A report released by the Conference Board on Tuesday showed a continued increase in U.S. consumer confidence in the month of October.
The Conference Board said its consumer confidence index rose to 137.9 in October from a downwardly revised 135.3 in September.
Economists had expected the consumer confidence index to drop to 136.3 from the 138.4 originally reported for the previous month.
With the increase, the consumer confidence index reached its highest level since hitting 142.5 in September of 2000.
The report said the present situation index climbed to 172.8 in October from 169.4 in September, reflecting an improvement in consumers’ assessment of current conditions.

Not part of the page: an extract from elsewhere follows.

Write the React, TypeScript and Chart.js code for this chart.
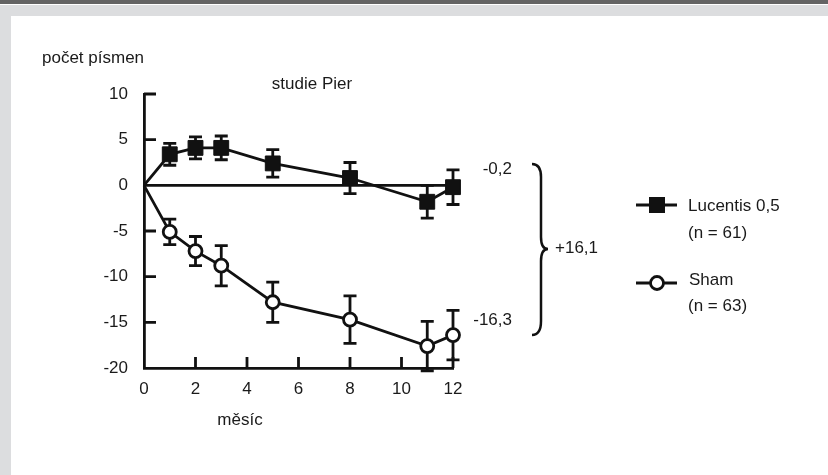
import React, { useEffect, useRef } from "react";
import { Chart, registerables } from "chart.js";

Chart.register(...registerables);

// ---- data ----
const months = [0, 1, 2, 3, 5, 8, 11, 12];
const lucentisMean = [0, 3.4, 4.1, 4.1, 2.4, 0.8, -1.8, -0.2];
const lucentisErr = [0, 1.2, 1.2, 1.3, 1.5, 1.7, 1.8, 1.9];
const shamMean = [0, -5.1, -7.2, -8.8, -12.8, -14.7, -17.6, -16.4];
const shamErr = [0, 1.4, 1.6, 2.2, 2.2, 2.6, 2.7, 2.7];

const seriesNames = ["Lucentis 0,5", "Sham"];
const seriesCounts = ["(n = 61)", "(n = 63)"];
const endLabels = ["-0,2", "-16,3"];
const diffLabel = "+16,1";
const yTitle = "počet písmen";
const xTitle = "měsíc";
const chartTitle = "studie Pier";
const xTickValues = [2, 4, 6, 8, 10, 12];
const yTickValues = [10, 5, -5, -10, -15];

const FONT = "Liberation Sans, Arial, Helvetica, sans-serif";
const FS = 17;
const LW = 2.8;

const overlay = {
  id: "overlay",
  beforeDraw(chart: any) {
    const ctx = chart.ctx;
    ctx.save();
    ctx.fillStyle = "#ffffff";
    ctx.fillRect(0, 0, chart.width, chart.height);
    ctx.fillStyle = "#646464";
    ctx.fillRect(0, 0, chart.width, 4);
    ctx.fillStyle = "#dcdddf";
    ctx.fillRect(0, 5, chart.width, 11);
    ctx.fillRect(0, 5, 11, chart.height - 5);
    ctx.restore();
  },
  beforeDatasetsDraw(chart: any) {
    const ctx = chart.ctx;
    const xs = chart.scales.x;
    const ys = chart.scales.y;
    ctx.save();
    ctx.strokeStyle = "#111";
    ctx.lineWidth = LW;
    // zero reference line
    ctx.beginPath();
    ctx.moveTo(xs.getPixelForValue(0), ys.getPixelForValue(0));
    ctx.lineTo(xs.getPixelForValue(12), ys.getPixelForValue(0));
    ctx.stroke();
    // error bars
    const series = [
      [lucentisMean, lucentisErr],
      [shamMean, shamErr],
    ];
    series.forEach(([m, e]) => {
      months.forEach((mo, i) => {
        if (!e[i]) return;
        const x = xs.getPixelForValue(mo);
        const y1 = ys.getPixelForValue(m[i] + e[i]);
        const y2 = ys.getPixelForValue(m[i] - e[i]);
        ctx.beginPath();
        ctx.moveTo(x, y1);
        ctx.lineTo(x, y2);
        ctx.moveTo(x - 6.5, y1);
        ctx.lineTo(x + 6.5, y1);
        ctx.moveTo(x - 6.5, y2);
        ctx.lineTo(x + 6.5, y2);
        ctx.stroke();
      });
    });
    ctx.restore();
  },
  afterDraw(chart: any) {
    const ctx = chart.ctx;
    const xs = chart.scales.x;
    const ys = chart.scales.y;
    const area = chart.chartArea;
    ctx.save();
    ctx.strokeStyle = "#111";
    ctx.lineWidth = LW;
    // inward ticks
    ctx.beginPath();
    yTickValues.forEach((v) => {
      const y = ys.getPixelForValue(v);
      ctx.moveTo(area.left, y);
      ctx.lineTo(area.left + 12, y);
    });
    xTickValues.forEach((v) => {
      const x = xs.getPixelForValue(v);
      ctx.moveTo(x, area.bottom);
      ctx.lineTo(x, area.bottom - 11);
    });
    ctx.stroke();

    // texts
    ctx.fillStyle = "#1a1a1a";
    ctx.font = `${FS}px ${FONT}`;
    ctx.textBaseline = "middle";
    ctx.textAlign = "left";
    ctx.fillText(yTitle, 42, 58);
    ctx.textAlign = "center";
    ctx.fillText(chartTitle, 312, 84);
    ctx.fillText(xTitle, 240, 420);
    ctx.textAlign = "right";
    ctx.fillText(endLabels[0], 512, 169);
    ctx.fillText(endLabels[1], 512, 320);
    ctx.textAlign = "left";
    ctx.fillText(diffLabel, 555, 248);

    // brace
    ctx.lineWidth = 2.5;
    ctx.beginPath();
    ctx.moveTo(532, 164);
    ctx.quadraticCurveTo(541, 164, 541, 177);
    ctx.lineTo(541, 237);
    ctx.quadraticCurveTo(541, 249, 548, 249);
    ctx.quadraticCurveTo(541, 249, 541, 261);
    ctx.lineTo(541, 321);
    ctx.quadraticCurveTo(541, 335, 532, 335);
    ctx.stroke();

    // legend
    const ly = [205, 283];
    ly.forEach((y, i) => {
      ctx.lineWidth = LW;
      ctx.beginPath();
      ctx.moveTo(636, y);
      ctx.lineTo(677, y);
      ctx.stroke();
      if (i === 0) {
        ctx.fillStyle = "#111";
        ctx.fillRect(649, y - 8, 16, 16);
      } else {
        ctx.fillStyle = "#fff";
        ctx.beginPath();
        ctx.arc(657, y, 6.5, 0, Math.PI * 2);
        ctx.fill();
        ctx.stroke();
      }
    });
    ctx.fillStyle = "#1a1a1a";
    ctx.textAlign = "left";
    ctx.fillText(seriesNames[0], 688, 206);
    ctx.fillText(seriesCounts[0], 688, 233);
    ctx.fillText(seriesNames[1], 689, 280);
    ctx.fillText(seriesCounts[1], 688, 306);
    ctx.restore();
  },
};

export default function App() {
  const ref = useRef<HTMLCanvasElement | null>(null);
  useEffect(() => {
    if (!ref.current) return;
    const radii = (r: number) => months.map((m) => (m === 0 ? 0 : r));
    const chart = new Chart(ref.current, {
      type: "line",
      data: {
        datasets: [
          {
            label: seriesNames[0],
            data: months.map((m, i) => ({ x: m, y: lucentisMean[i] })),
            borderColor: "#111",
            borderWidth: LW,
            backgroundColor: "#111",
            pointStyle: "rect",
            pointRadius: radii(10.5),
            pointBorderWidth: 1,
            pointBackgroundColor: "#111",
            pointBorderColor: "#111",
            tension: 0,
          },
          {
            label: seriesNames[1],
            data: months.map((m, i) => ({ x: m, y: shamMean[i] })),
            borderColor: "#111",
            borderWidth: LW,
            backgroundColor: "#fff",
            pointStyle: "circle",
            pointRadius: radii(6.5),
            pointBorderWidth: LW,
            pointBackgroundColor: "#fff",
            pointBorderColor: "#111",
            tension: 0,
          },
        ],
      },
      options: {
        responsive: false,
        animation: false,
        events: [],
        clip: false as any,
        layout: { padding: { left: 0, top: 94, right: 828 - 453, bottom: 0 } },
        plugins: {
          legend: { display: false },
          title: { display: false },
          tooltip: { enabled: false },
        },
        scales: {
          x: {
            type: "linear",
            min: 0,
            max: 12,
            grid: { display: false, drawTicks: false },
            border: { display: true, color: "#111", width: LW },
            ticks: {
              stepSize: 2,
              padding: 11,
              color: "#1a1a1a",
              font: { family: FONT, size: FS },
            },
            afterFit: (s: any) => {
              s.height = 475 - 368;
            },
          },
          y: {
            type: "linear",
            min: -20,
            max: 10,
            grid: { display: false, drawTicks: false },
            border: { display: true, color: "#111", width: LW },
            ticks: {
              stepSize: 5,
              padding: 16,
              color: "#1a1a1a",
              font: { family: FONT, size: FS },
            },
            afterFit: (s: any) => {
              s.width = 144;
            },
          },
        },
      },
      plugins: [overlay],
    });
    return () => chart.destroy();
  }, []);
  return (
    <div style={{ position: "absolute", left: 0, top: 0, width: 828, height: 475, background: "#fff" }}>
      <canvas ref={ref} width={828} height={475} style={{ display: "block", width: 828, height: 475 }} />
    </div>
  );
}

The percentage of consumers saying business conditions are “good” inched up to 40.5 percent from 39.9 percent, while those claiming conditions are “bad” edged down to 9.2 percent from 9.6 percent.
Consumers’ assessment of the labor market was also more favorable, with those claiming jobs are “plentiful” rising to 45.9 percent from 44.1 percent and those claiming jobs are “hard to get” dipping to 13.2 percent from 14.1 percent.
Reflecting a continued increase in optimism about the short-term future, the expectations index also rose to 144.6 in October from 112.5 in September.
The percentage of consumers expecting business conditions will improve over the next six months crept up to 26.3 percent from 25.8 percent, while those expecting conditions will worsen dipped to 7.4 percent from 8.3 percent.
Meanwhile, the Conference Board said the outlook for the labor market was somewhat mixed, as consumers expecting more jobs in the months ahead edged down to 21.9 percent from 22.1 percent but those anticipating fewer jobs also slipped to 10.5 percent from 11.4 percent.
The University of Michigan released a separate report last Friday showing consumer sentiment in the U.S. deteriorated by slightly more than initially estimated in the month of October.
The report said the consumer sentiment index for October was downwardly revised to 98.6 from the preliminary reading of 99.0.
Economists had expected the consumer sentiment index to be unrevised at 99.0, which was still down from 100.1 in September.